I’ve mentioned this before, but it’s worth repeating. It’s always good to learn from your bad experience, but it’s far better to learn from other people’s bad experience. That would seem to me to be a lot wiser, no? In fact, Paul expressly recommends that we get to know very well the history of Israel for this very reason: “Now these things occurred as examples to keep us from setting our hearts on evil things as they did. Do not be idolaters, as some of them were; as it is written: ‘The people sat down to eat and drink and got up to indulge in revelry.’ We should not commit sexual immorality, as some of them did—and in one day twenty-three thousand of them died. We should not test Christ, as some of them did—and were killed by snakes. And do not grumble, as some of them did—and were killed by the destroying angel.

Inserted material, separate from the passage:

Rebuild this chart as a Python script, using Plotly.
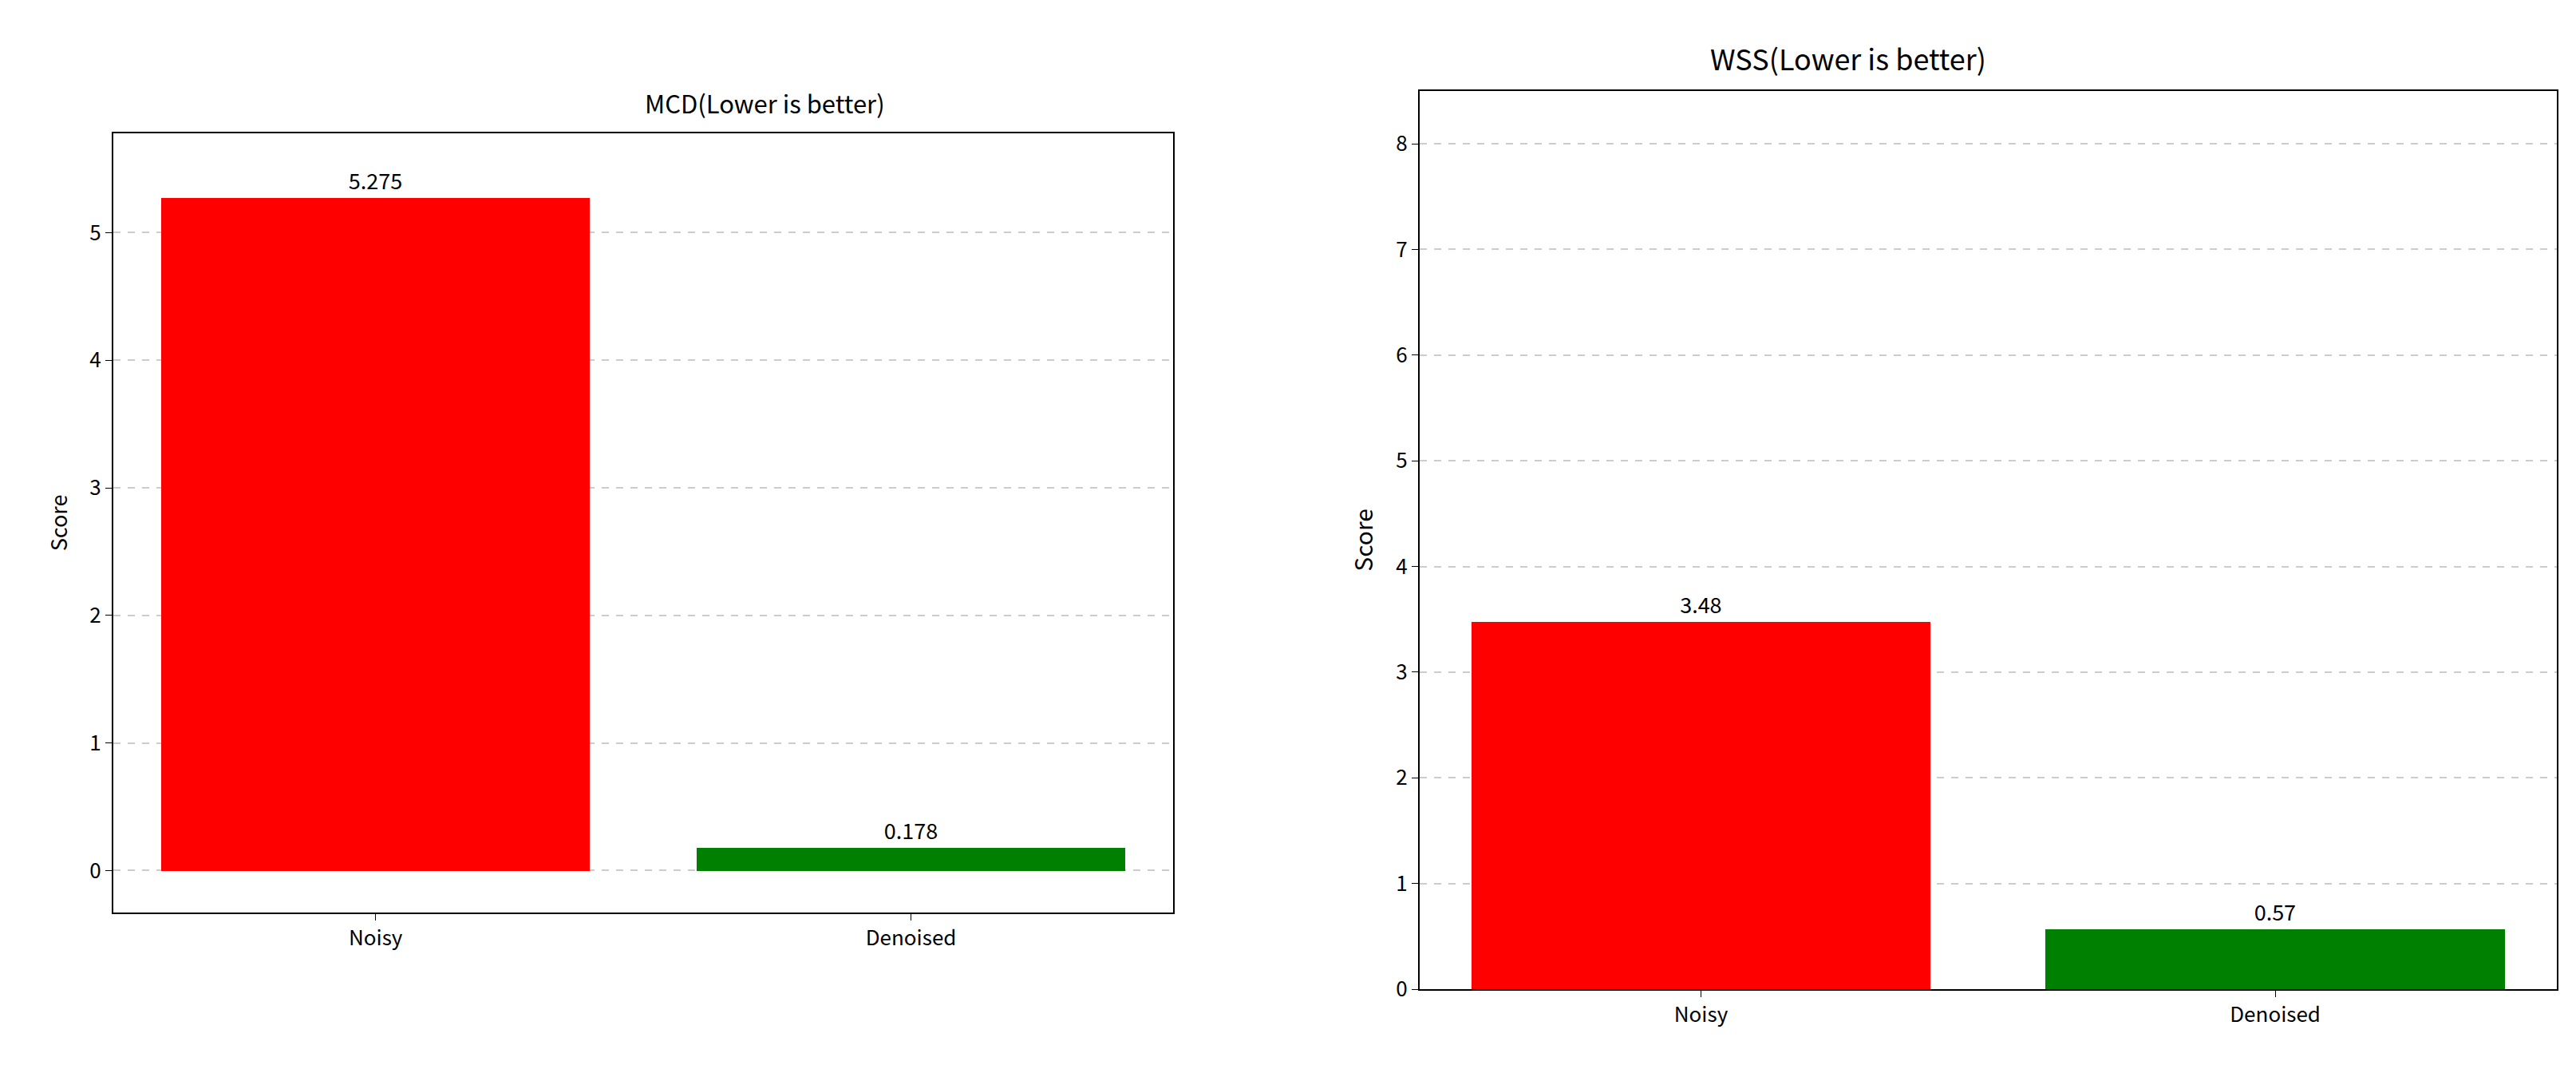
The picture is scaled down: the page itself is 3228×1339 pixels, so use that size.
import plotly.graph_objects as go

categories = ["Noisy", "Denoised"]
mcd_values = [5.275, 0.178]
wss_values = [3.48, 0.57]
mcd_labels = ["5.275", "0.178"]
wss_labels = ["3.48", "0.57"]
colors = ["#ff0000", "#008000"]

W, H = 3228, 1339
F = "Noto Sans CJK SC, SimHei, sans-serif"

fig = go.Figure()
fig.add_trace(go.Bar(x=[0, 1], y=mcd_values, width=0.8, marker_color=colors, marker_line_width=0,
                     text=mcd_labels, textposition="outside", cliponaxis=False,
                     textfont=dict(size=27, color="black", family=F), xaxis="x", yaxis="y"))
fig.add_trace(go.Bar(x=[0, 1], y=wss_values, width=0.8, marker_color=colors, marker_line_width=0,
                     text=wss_labels, textposition="outside", cliponaxis=False,
                     textfont=dict(size=27, color="black", family=F), xaxis="x2", yaxis="y2"))

ax = dict(showline=True, linecolor="black", linewidth=2, mirror=True, ticks="outside",
          ticklen=8, tickcolor="black", tickfont=dict(size=26, family=F, color="black"), zeroline=False)
fig.update_layout(
    width=W, height=H, margin=dict(l=0, r=0, t=0, b=0), showlegend=False,
    plot_bgcolor="white", paper_bgcolor="white", bargap=0,
    xaxis=dict(domain=[0.0415, 0.453], range=[-0.49, 1.49], tickvals=[0, 1], ticktext=categories,
               showgrid=False, anchor="y", **ax),
    yaxis=dict(domain=[0.142, 0.880], range=[-0.33, 5.78], tickvals=[0, 1, 2, 3, 4, 5],
               showgrid=True, gridcolor="#cccccc", griddash="dash", gridwidth=1.5, anchor="x",
               title=dict(text="Score", font=dict(size=27, family=F, color="black"), standoff=20), **ax),
    xaxis2=dict(domain=[0.5486, 0.990], range=[-0.49, 1.49], tickvals=[0, 1], ticktext=categories,
                showgrid=False, anchor="y2", **ax),
    yaxis2=dict(domain=[0.0695, 0.920], range=[0, 8.5], tickvals=list(range(9)),
                showgrid=True, gridcolor="#cccccc", griddash="dash", gridwidth=1.5, anchor="x2",
                title=dict(text="Score", font=dict(size=30, family=F, color="black"), standoff=20), **ax),
    annotations=[
        dict(text="MCD(Lower is better)", x=(0.0415 + 0.453) / 2, y=0.880, xref="paper", yref="paper",
             yanchor="bottom", yshift=14, showarrow=False, font=dict(size=31, family=F, color="black")),
        dict(text="WSS(Lower is better)", x=(0.5486 + 0.990) / 2, y=0.920, xref="paper", yref="paper",
             yanchor="bottom", yshift=14, showarrow=False, font=dict(size=36, family=F, color="black")),
    ],
)
fig.write_html("out.html")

These things happened to them as examples and were written down as warnings for us, on whom the fulfillment of the ages has come.”
This is an ironclad law of human affairs. There has never been a single person in human history who did things God’s way who regretted it in the end. And the converse is also true: There’s never been a person in history who didn’t do things God’s way who didn’t end up regretting it. If you can learn from other peoples’ bad decisions instead of making your own, I promise you that you’ll avoid a lot of unnecessary heartache. Don’t you want that?
Father, your ways are so much higher than mine, as the heaven are above the earth. Let’s do things your way, shall we?